Recently I was contacted by Richard Oliver who is part of a y-DNA project that to establish links between different Oliver lines.  If you want to know more about using DNA profiling in general read DNA testing for Genealogy and for a description of a project in the Borders have a look at Elliott (and Border Reivers) DNA Project .

Richard says that the participants in this project are mainly from Northern Ireland but some have links to the Borders in the Jedburgh Area.  The most recent development has established a link between two groups of Olivers whose common ancestor lived in Northern Ireland or Scotland.  Some men in the group have links to either Scotland or Northern Ireland.  If you would like to know more about this project either look at their Oliver y-DNA Project web page or send an email to the address on My FamilyTree DNA Project Website.

Saturday, August 28, 2010

How the Reivers Came Ti Ride Yince Mair

For those of us who are lucky enough to have the names of the Border reiving families in our ancestry, an evening in Hawick Town Hall, 44 High Street, Hawick, TD9 9EF at 7.30 pm on Wednesday, 15th September 2010, will provide an insight into life in the Borders and the Debateable Lands and this time.

The title means How the Reivers Came To Ride Once More.

Sunday, March 28, 2010

Papers Past - Brilliant Online Archive of New Zealand Newspapers

Just found a brilliant resource, Papers Past, an online archive containing more than 14 million articles digitised from over 238,000 New Zealand newspapers and periodicals. The collection is from 1839 to 1932 and includes 52 publications from all over New Zealand.

Papers Past is part of the National Library of New Zealand and allows searching by a word or a phrase. The results can be sorted in different ways.
Alternatively, you can browse by date, region or title.

The articles are displayed as they appear in the newspaper, with highlighting, one can select an article and download it as a printable PDF or as a high resolution image, or even have it converted by Optical Character Recognition into a text document on the web page.

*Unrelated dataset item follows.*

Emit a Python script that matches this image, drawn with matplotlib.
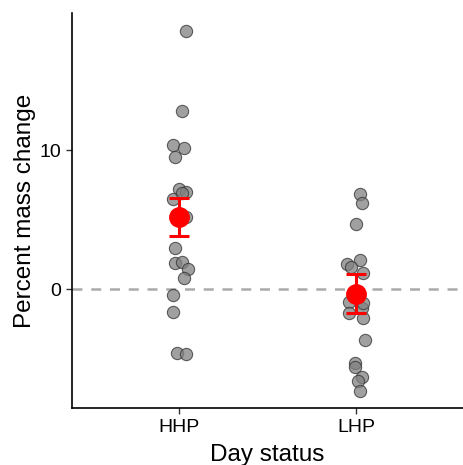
import matplotlib
matplotlib.use("Agg")
import matplotlib.pyplot as plt

plt.rcParams['font.family'] = ['Liberation Sans', 'DejaVu Sans']

# categories and group positions
groups = ["HHP", "LHP"]

# jittered x positions and percent mass change
hhp_x = [1.04, 1.02, 0.97, 1.03, 0.98, 1.00, 1.04, 0.97, 1.02, 1.04,
         0.98, 0.98, 1.02, 1.05, 1.03, 0.97, 0.97, 0.99, 1.04]
hhp_y = [18.56, 12.83, 10.38, 10.14, 9.52, 7.17, 6.98, 6.47, 6.88, 5.16,
         2.97, 1.85, 1.92, 1.42, 0.81, -0.43, -1.63, -4.58, -4.70]

lhp_x = [2.02, 2.03, 2.00, 1.95, 2.02, 1.97, 2.04, 1.96, 1.96, 2.03,
         2.04, 2.04, 2.05, 1.99, 1.99, 2.03, 2.01, 2.02]
lhp_y = [6.81, 6.21, 4.68, 1.80, 2.09, 1.56, 1.13, -0.91, -1.75, -1.39,
         -2.11, -1.03, -3.67, -5.30, -5.63, -6.31, -6.62, -7.34]

# group means and standard errors (red summary)
means = [5.2, -0.35]
ses = [1.38, 1.40]

fig = plt.figure(figsize=(4.63, 4.65), dpi=100)
ax = fig.add_axes([0.1555, 0.1226, 0.8445, 0.8494])

ax.axhline(0, color='#aaaaaa', linewidth=1.8, linestyle=(0, (4, 3.5)), zorder=1)

ax.scatter(hhp_x, hhp_y, s=78, facecolor='#808080', edgecolor='#333333',
           linewidth=0.8, alpha=0.75, zorder=2)
ax.scatter(lhp_x, lhp_y, s=78, facecolor='#808080', edgecolor='#333333',
           linewidth=0.8, alpha=0.75, zorder=2)

ax.errorbar([1, 2], means, yerr=ses, fmt='o', color='red', markersize=14,
            elinewidth=2.2, capsize=7, capthick=2.2, zorder=3)

ax.set_xlim(0.4, 2.6)
ax.set_ylim(-8.56, 19.86)
ax.set_xticks([1, 2])
ax.set_xticklabels(groups)
ax.set_yticks([0, 10])

ax.spines['top'].set_visible(False)
ax.spines['right'].set_visible(False)
for s in ['left', 'bottom']:
    ax.spines[s].set_linewidth(1.2)
    ax.spines[s].set_color('black')

ax.tick_params(axis='both', labelsize=14, colors='#333333', length=4,
               width=1.0, pad=4, labelcolor='black')

ax.set_xlabel("Day status", fontsize=17.5, labelpad=6)
ax.set_ylabel("Percent mass change", fontsize=17.5, labelpad=2)

plt.savefig("out.png", dpi=100)
plt.close()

And, even better, it's free !

In the very first issue of the New Zealand Gazette and Wellington Spectator for 21 August 1839, I found ads for potential emigrants as well as 'Regulations for labourers wishing to emigrate to New Zealand'.

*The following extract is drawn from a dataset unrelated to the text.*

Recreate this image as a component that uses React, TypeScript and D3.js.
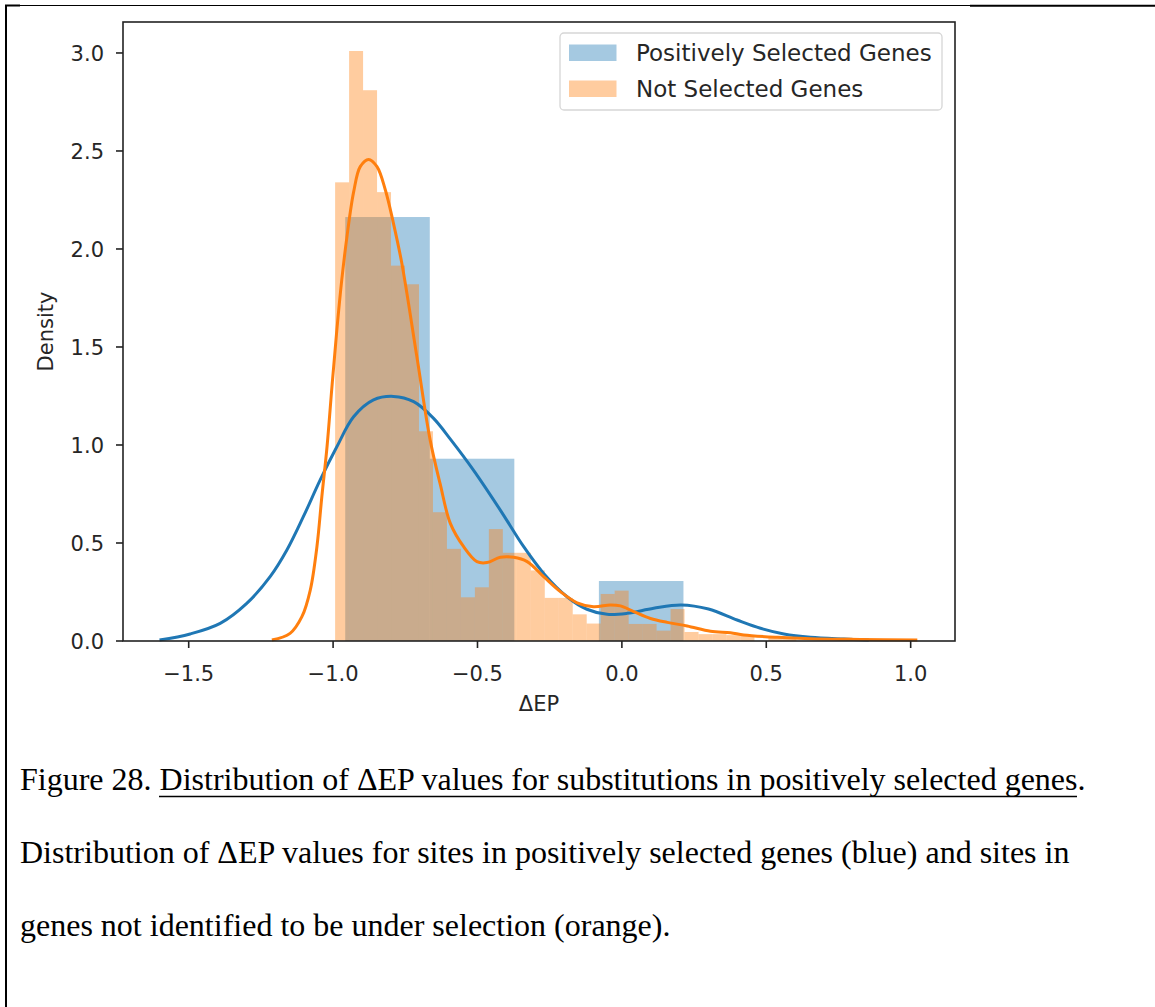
import React from 'react';
import * as d3 from 'd3';

// Tick values
const xTicks = [-1.5, -1.0, -0.5, 0.0, 0.5, 1.0];
const yTicks = [0.0, 0.5, 1.0, 1.5, 2.0, 2.5, 3.0];

// Histogram of ΔEP for positively selected genes (density per bin)
const selectedBinStart = -0.958;
const selectedBinWidth = 0.2928;
const selectedDensity = [2.163, 0.93, 0.0, 0.306];

// Histogram of ΔEP for genes not under selection (density per bin)
const notSelectedBinStart = -0.993;
const notSelectedBinWidth = 0.0484;
const notSelectedDensity = [
  2.34, 3.01, 2.81, 2.29, 1.915, 1.82, 1.07, 0.657, 0.47, 0.223,
  0.274, 0.571, 0.45, 0.45, 0.36, 0.22, 0.22, 0.136, 0.089, 0.24,
  0.257, 0.087, 0.087, 0.053, 0.163, 0.046, 0.035, 0.035, 0.03, 0.03,
  0.0, 0.017, 0.017, 0.0, 0.0, 0.0, 0.017,
];

// Kernel density estimate, positively selected genes
const selectedKdeX = [
  -1.601, -1.495, -1.391, -1.299, -1.218, -1.16, -1.103, -1.045, -0.987, -0.929,
  -0.86, -0.791, -0.721, -0.652, -0.594, -0.514, -0.421, -0.34, -0.271, -0.19,
  -0.121, -0.051, 0.018, 0.11, 0.205, 0.3, 0.399, 0.48, 0.561, 0.653, 0.769, 0.855,
];
const selectedKdeY = [
  0.005, 0.036, 0.09, 0.192, 0.328, 0.464, 0.634, 0.821, 0.991, 1.144,
  1.23, 1.248, 1.221, 1.136, 1.03, 0.872, 0.668, 0.481, 0.345, 0.226,
  0.162, 0.136, 0.141, 0.167, 0.184, 0.163, 0.107, 0.065, 0.036, 0.019, 0.01, 0.005,
];

// Kernel density estimate, genes not under selection
const notSelectedKdeX = [
  -1.212, -1.149, -1.108, -1.079, -1.056, -1.039, -1.021, -1.004, -0.987, -0.97,
  -0.952, -0.929, -0.906, -0.877, -0.848, -0.819, -0.791, -0.762, -0.71, -0.664,
  -0.629, -0.594, -0.548, -0.502, -0.467, -0.421, -0.375, -0.328, -0.271, -0.213,
  -0.155, -0.098, -0.04, -0.005, 0.041, 0.099, 0.157, 0.226, 0.307, 0.376,
  0.422, 0.538, 0.653, 0.826, 1.023,
];
const notSelectedKdeY = [
  0.005, 0.039, 0.124, 0.26, 0.481, 0.736, 0.991, 1.297, 1.587, 1.842,
  2.063, 2.29, 2.42, 2.457, 2.42, 2.301, 2.131, 1.927, 1.451, 1.026,
  0.8, 0.6, 0.481, 0.405, 0.4, 0.427, 0.427, 0.405, 0.328, 0.252,
  0.195, 0.175, 0.184, 0.179, 0.15, 0.115, 0.095, 0.077, 0.05, 0.042,
  0.031, 0.019, 0.012, 0.008, 0.005,
];

const legendLabels = ['Positively Selected Genes', 'Not Selected Genes'];

const BLUE = '#1f77b4';
const ORANGE = '#ff7f0e';

const frame = { left: 123, right: 955, top: 22, bottom: 641 };

const x = d3.scaleLinear().domain([-1.7275, 1.1535]).range([frame.left, frame.right]);
const y = d3.scaleLinear().domain([0, 3.158]).range([frame.bottom, frame.top]);
const fmt = d3.format('.1f');

function bins(start: number, width: number, dens: number[]) {
  return dens.map((d, i) => ({ x0: start + i * width, x1: start + (i + 1) * width, d }));
}

const kdeLine = d3
  .line<[number, number]>()
  .x((p) => x(p[0]))
  .y((p) => y(p[1]))
  .curve(d3.curveCatmullRom.alpha(0.5));

export default function App() {
  const blueBins = bins(selectedBinStart, selectedBinWidth, selectedDensity);
  const orangeBins = bins(notSelectedBinStart, notSelectedBinWidth, notSelectedDensity);
  const blueKde = selectedKdeX.map((v, i) => [v, selectedKdeY[i]] as [number, number]);
  const orangeKde = notSelectedKdeX.map((v, i) => [v, notSelectedKdeY[i]] as [number, number]);
  const sans = "'DejaVu Sans', sans-serif";
  const serif = "'Liberation Serif', 'Times New Roman', serif";

  const barRects = (list: { x0: number; x1: number; d: number }[], color: string, prefix: string) =>
    list.map((b, i) => (
      <rect
        key={prefix + i}
        x={x(b.x0)}
        y={y(b.d)}
        width={x(b.x1) - x(b.x0)}
        height={y(0) - y(b.d)}
        fill={color}
        fillOpacity={0.4}
      />
    ));

  return (
    <div style={{ position: 'absolute', left: 0, top: 0 }}>
      <svg width={1155} height={1007} style={{ display: 'block', background: '#fff' }}>
        {/* page frame */}
        <line x1={6} y1={1007} x2={6} y2={5} stroke="#000" strokeWidth={2} />
        <line x1={5} y1={5.5} x2={970} y2={5.5} stroke="#000" strokeWidth={1} />
        <line x1={5} y1={5.5} x2={20} y2={5.5} stroke="#000" strokeWidth={2} />
        <line x1={970} y1={5.7} x2={1155} y2={5.7} stroke="#000" strokeWidth={2} />

        {/* histograms (patches sit below the density lines) */}
        {barRects(blueBins, BLUE, 'b')}
        {barRects(orangeBins, ORANGE, 'o')}

        {/* density curves */}
        <path d={kdeLine(blueKde) || ''} fill="none" stroke={BLUE} strokeWidth={3} strokeLinejoin="round" />
        <path d={kdeLine(orangeKde) || ''} fill="none" stroke={ORANGE} strokeWidth={3} strokeLinejoin="round" />

        {/* axes frame */}
        <rect
          x={frame.left}
          y={frame.top}
          width={frame.right - frame.left}
          height={frame.bottom - frame.top}
          fill="none"
          stroke="#222"
          strokeWidth={1.6}
        />

        {/* x ticks */}
        {xTicks.map((t) => (
          <g key={'xt' + t}>
            <line x1={x(t)} x2={x(t)} y1={frame.bottom} y2={frame.bottom + 7} stroke="#222" strokeWidth={1.6} />
            <text x={x(t)} y={681} textAnchor="middle" fontFamily={sans} fontSize={21} fill="#262626">
              {fmt(t)}
            </text>
          </g>
        ))}

        {/* y ticks */}
        {yTicks.map((t) => (
          <g key={'yt' + t}>
            <line x1={frame.left - 7} x2={frame.left} y1={y(t)} y2={y(t)} stroke="#222" strokeWidth={1.6} />
            <text x={104} y={y(t) + 7.6} textAnchor="end" fontFamily={sans} fontSize={21} fill="#262626">
              {fmt(t)}
            </text>
          </g>
        ))}

        {/* axis labels */}
        <text x={(frame.left + frame.right) / 2} y={711} textAnchor="middle" fontFamily={sans} fontSize={21} fill="#262626">
          ΔEP
        </text>
        <text
          transform={`translate(53, ${(frame.top + frame.bottom) / 2}) rotate(-90)`}
          textAnchor="middle"
          fontFamily={sans}
          fontSize={21}
          fill="#262626"
        >
          Density
        </text>

        {/* legend */}
        <rect x={560} y={33} width={382} height={77} rx={4} fill="#fff" fillOpacity={0.8} stroke="#d6d6d6" strokeWidth={1.3} />
        {legendLabels.map((lab, i) => (
          <g key={lab}>
            <rect x={569} y={44.5 + i * 36} width={47.5} height={16.5} fill={i === 0 ? BLUE : ORANGE} fillOpacity={0.4} />
            <text x={636} y={60.5 + i * 36} fontFamily={sans} fontSize={23} fill="#262626">
              {lab}
            </text>
          </g>
        ))}

        {/* caption */}
        <text x={20} y={790} fontFamily={serif} fontSize={32} fill="#000">
          <tspan>Figure 28. </tspan>
          <tspan>Distribution of ΔEP values for substitutions in positively selected genes</tspan>
          <tspan>.</tspan>
        </text>
        <line x1={159} x2={1077} y1={796.5} y2={796.5} stroke="#000" strokeWidth={1.6} />
        <text x={20} y={863} fontFamily={serif} fontSize={32} fill="#000">
          Distribution of ΔEP values for sites in positively selected genes (blue) and sites in
        </text>
        <text x={20} y={936} fontFamily={serif} fontSize={32} fill="#000">
          genes not identified to be under selection (orange).
        </text>
      </svg>
    </div>
  );
}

This article stated that free passage to the colony was available for agricultural labourers, shepherds, bakers, blacksmiths, braziers and tinmen, smiths, shipwrights, boat-builders, wheelwrights, sawyers, cabinet-makers, carpenters, coopers, curriers, farriers, millwrights, harness-makers, boot and shoemakers, tailors, tanners, brickmakers, lime-burners, and all persons engaged in. the erection of buildings, as well as their wives. Children under 1 or over 15 also went free, but the fare for other children was £3 each, a huge cost (about 4 months wages for a Borders farm labourer). The port of embarkation was London, and of course, there would be the cost of getting to London, too.

The advertised on-board diet for adults seems pretty generous and included daily: 1 lb of ship's biscuit (a hard biscuit often with extra protein in the form of weevils), half a pound of meat, 4 oz of flour, a quarter pint of peas, 2 oz of rice, 6 oz of potatoes, and 6 pints of water. The only fruit was raisins - 4 oz, twice a week. On Sundays, a quarter pint of pickled cabbage (presumably to prevent scurvy). Each adult was allowed to take up to half a ton or 20 cubic feet of baggage; but they also had to bring their own bedding.

Why is Borders Family History Society interested ?

Lots of Borderers emigrated to New Zealand, some just went for a visit; and there and a few modern-day Kiwis that came from New Zealand to see the places from which their ancestors came, fell in love with the Borders (very easy) and have decided to stay.